Oireachtas Joint and Select Committees

Wednesday, 18 April 2018

Joint Oireachtas Committee on Health

Health Service Capacity Review: PA Consulting

9:00 am

Mr. George MacGinnis:

All we are saying is that the average length of stay in hospitals appears to be higher in Ireland than we would have seen in some other systems for similar procedures. That means that the number of beds used for the same sorts of issues is higher than in other systems. I was trying to understand why that is. It is not because people in Ireland are physiologically different from people in other countries. It is to do with the way the system works. I will answer Deputy O'Connell's question while addressing Senator Colm Burke's and give some examples. Some of this is about the integration of the system and the issues of engagement between hospitals and GPs and between GPs and practice nurses and so on. We have looked at other systems. I have worked in other systems, and not just the system of the country from which my accent comes.

In terms of returning people to the community out of hospital, in the US there was a behaviour at a system level to reduce the average length of stay continually, which resulted in people getting out of hospital too quickly. Penalty tariffs were introduced. In effect, the insurers would no longer pay for a readmission that happened after 30 days. This had a significant impact in the US. In England a similar tariff was introduced. It has not had the same dramatic effect as it had in the US for other reasons, but there was a behavioural driver linked to resource which indicated that if work was given to be done in the community, resources were needed to do that work. It is not a question of whether people are discharged early. In the example the Senator gave of someone needing a call, that is extra work for someone's workload. What is that person's caseload? Can he or she do that? Is the resource following the patient? This is what we mean when we talk about population health. We mean that when rational decisions are made which say that care is better delivered in community settings, it is not just a matter of getting everyone out of hospital. The community providers have to be resourced. We have to recognise that. Another really good example from the UK was discharge summaries. The community teams there were unable to do their job because they were not being informed by the hospitals in time. Again, a system was introduced to get people out. I think similar initiatives are being worked on in Ireland which will enable hospitals to get discharge summaries out to GPs as effectively.

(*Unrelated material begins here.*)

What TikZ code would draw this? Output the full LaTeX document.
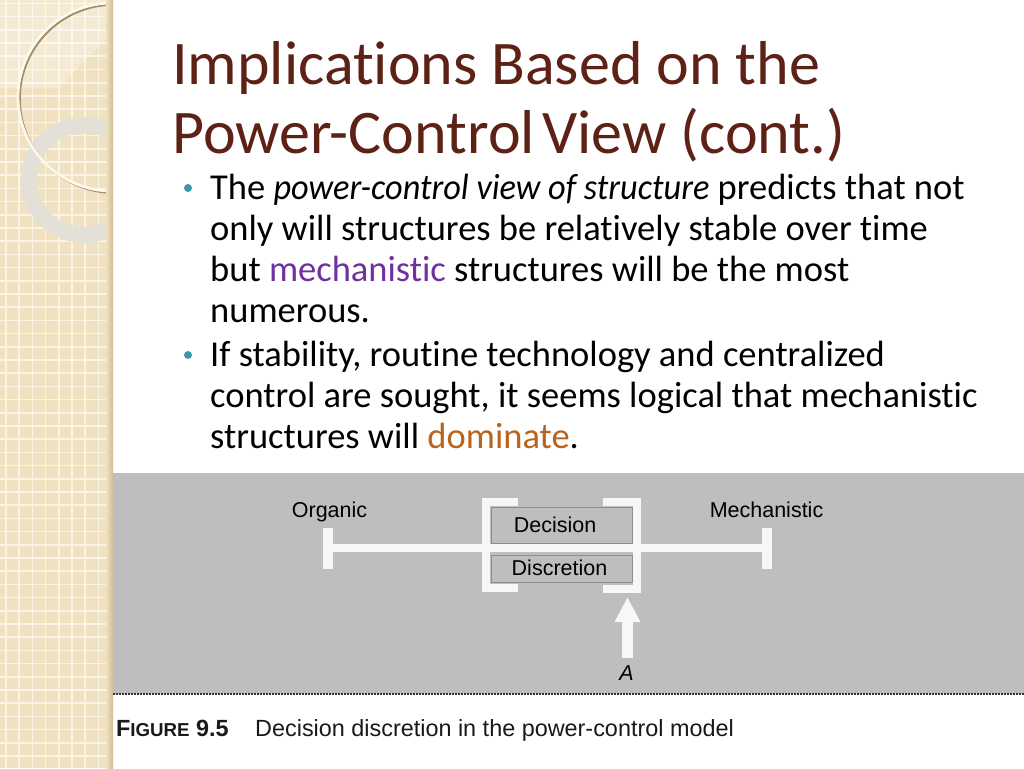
\documentclass[tikz,border=0pt]{standalone}
\usepackage{fontspec}
\setmainfont{Carlito}[Ligatures=NoCommon, ItalicFeatures={FakeStretch=0.94}]
\newfontfamily\figfont{Liberation Sans}
\usetikzlibrary{arrows.meta}
\definecolor{titlec}{RGB}{94,33,22}
\definecolor{bulletc}{RGB}{60,150,175}
\definecolor{purp}{RGB}{112,48,160}
\definecolor{domc}{RGB}{184,100,30}
\definecolor{stripc}{RGB}{240,225,192}
\definecolor{stripdark}{RGB}{205,188,150}
\definecolor{gridc}{RGB}{251,244,228}
\definecolor{figbg}{RGB}{190,190,190}
\definecolor{barc}{RGB}{247,247,247}
\definecolor{ringc}{RGB}{226,224,218}
\definecolor{ringlight}{RGB}{252,248,236}
\definecolor{ringshadow}{RGB}{165,140,100}
\definecolor{figborder}{RGB}{50,50,50}
\definecolor{innerc}{RGB}{70,70,70}
\definecolor{captc}{RGB}{25,25,25}
\begin{document}
\begin{tikzpicture}[x=1pt,y=-1pt,
  bodytext/.style={anchor=base west, inner sep=0pt, font=\fontsize{36.5}{41}\selectfont},
  titletext/.style={anchor=base west, inner sep=0pt, text=titlec, font=\fontsize{62}{69}\selectfont},
  blt/.style={circle, fill=bulletc, inner sep=0pt, minimum size=8pt},
  figlabel/.style={anchor=base, inner sep=0pt, text=black, font=\figfont\fontsize{21.5}{24}\selectfont},
  capt/.style={anchor=base west, inner sep=0pt, text=captc, font=\figfont\fontsize{23.4}{26}\selectfont},
  tend/.style={fill=barc, draw=none, inner sep=0pt, minimum width=10pt, minimum height=41pt},
  whitebar/.style={draw=barc, line width=8pt, line join=miter},
  innerline/.style={draw=innerc, line width=0.8pt, opacity=0.4}
]
\useasboundingbox (0,0) rectangle (1024,768);
\fill[white] (0,0) rectangle (1024,768);

% left decorative strip
\fill[stripc] (0,0) rectangle (113,768);
\foreach \i in {0,...,8} {\draw[gridc, line width=1.6pt] ({6+13.2*\i},0) -- ({6+13.2*\i},768);}
\foreach \j in {0,...,57} {\draw[gridc, line width=1.6pt] (0,{3.5+13.2*\j}) -- (113,{3.5+13.2*\j});}
\begin{scope}
  \clip (0,0) rectangle (113,768);
  \fill[white, opacity=0.3] (0,0) -- (113,0) -- (113,32) -- (58,88) -- (0,88) -- cycle;
  \draw[ringc, line width=16pt, opacity=0.92] (84,180) circle (55);
  \draw[ringshadow, line width=2pt] (113.8,98.8) circle (94);
  \draw[ringlight, line width=2.8pt] (112,97) circle (94);
\end{scope}
\shade[left color=stripc, right color=stripdark] (106,0) rectangle (113,768);

% title
\node[titletext] (title1) at (172,84) {Implications Based on the};
\node[titletext] (title2) at (172,153) {Power-Control\hspace{0.12em}View (cont.)};

% bullets
\node[blt] (bul1) at (188,188) {};
\node[bodytext] (l1) at (210,199) {The \textit{power-control view of structure} predicts that not};
\node[bodytext] (l2) at (210,240) {only will structures be relatively stable over time};
\node[bodytext] (l3) at (210,281) {but \textcolor{purp}{mechanistic} structures will be the most};
\node[bodytext] (l4) at (210,322) {numerous.};
\node[blt] (bul2) at (188,355) {};
\node[bodytext] (l5) at (210,366) {If stability, routine technology and centralized};
\node[bodytext] (l6) at (210,407) {control are sought, it seems logical that mechanistic};
\node[bodytext] (l7) at (210,448) {structures will \textcolor{domc}{dominate}.};

% figure
\fill[figbg] (113,473) rectangle (1024,694);
\draw[figborder, line width=1.2pt, dash pattern=on 2pt off 1pt] (113,694) -- (1024,694);

\draw[innerline] (491,507) rectangle (632,543);
\draw[innerline] (491,555) rectangle (632,582);

\node[tend] (orgend) at (328,548) {};
\node[tend] (mecend) at (767,548) {};
\draw[whitebar] (orgend.east) -- (mecend.west);

\draw[whitebar] (518,502) -- (486,502) -- (486,588) -- (518,588);
\draw[whitebar] (603,502) -- (637,502) -- (637,589) -- (603,589);

\node[figlabel] (organic) at (329.5,517) {Organic};
\node[figlabel] (mech) at (766.5,517.5) {Mechanistic};
\node[figlabel] (dec) at (555,532) {Decision};
\node[figlabel] (disc) at (559.5,575) {Discretion};
\node[figlabel, font=\figfont\itshape\fontsize{21.5}{24}\selectfont] (alab) at (626.5,680) {A};

\coordinate (abase) at (627.5,658);
\coordinate (atip) at (627.5,597);
\draw[barc, line width=11pt, -{Triangle[width=24pt,length=25pt]}] (abase) -- (atip);

% caption
\node[capt] (figno) at (116,736) {\bfseries F{\fontsize{18.7}{20}\selectfont IGURE} 9.5};
\node[capt] (captext) at (255,736) {Decision discretion in the power-control model};
\end{tikzpicture}
\end{document}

This sort of integrated care involves quite difficult clinical governance issues. I did some work in Scotland where the system has quite a different structure from that of England. I was working in a surprisingly remote area. I will not name it, but it had the equivalent of a model 3 hospital and several model 2 equivalent hospitals. GPs had admitting rights to the model 2 hospitals. It was found that people from remote rural communities were being sent to the model 3 hospital, often for diagnostic tests, and were being admitted to older wards and being held on to. Why was this happening? It was because the consultants in the hospitals did not think that the GPs would have the time or the facilities to look after the patients at risk properly. They started to work on a different model of clinical governance whereby people could be stepped down into the model 2 equivalent hospitals while still under the consultant and in which there was an information system that allowed the consultant to keep an eye on the patient. It was particularly used for cases of sepsis. The sepsis teams were still able to give that service to the model 2 hospitals and the model 2 hospitals were a safe and effective place for patients to be. Evidence was coming out that people who were returned to that type of model 2 hospital, which had community rooms and so on, actually returned home faster than if they had been recuperating in a ward in the model 3 fully acute hospital. The hospitals worked on that model. That is an example of how it is not just about providing the capacity or giving some good policy. There is a lot of clinical governance and detailed work involved and the way that resources move around the system needs to work for this to work effectively in Ireland.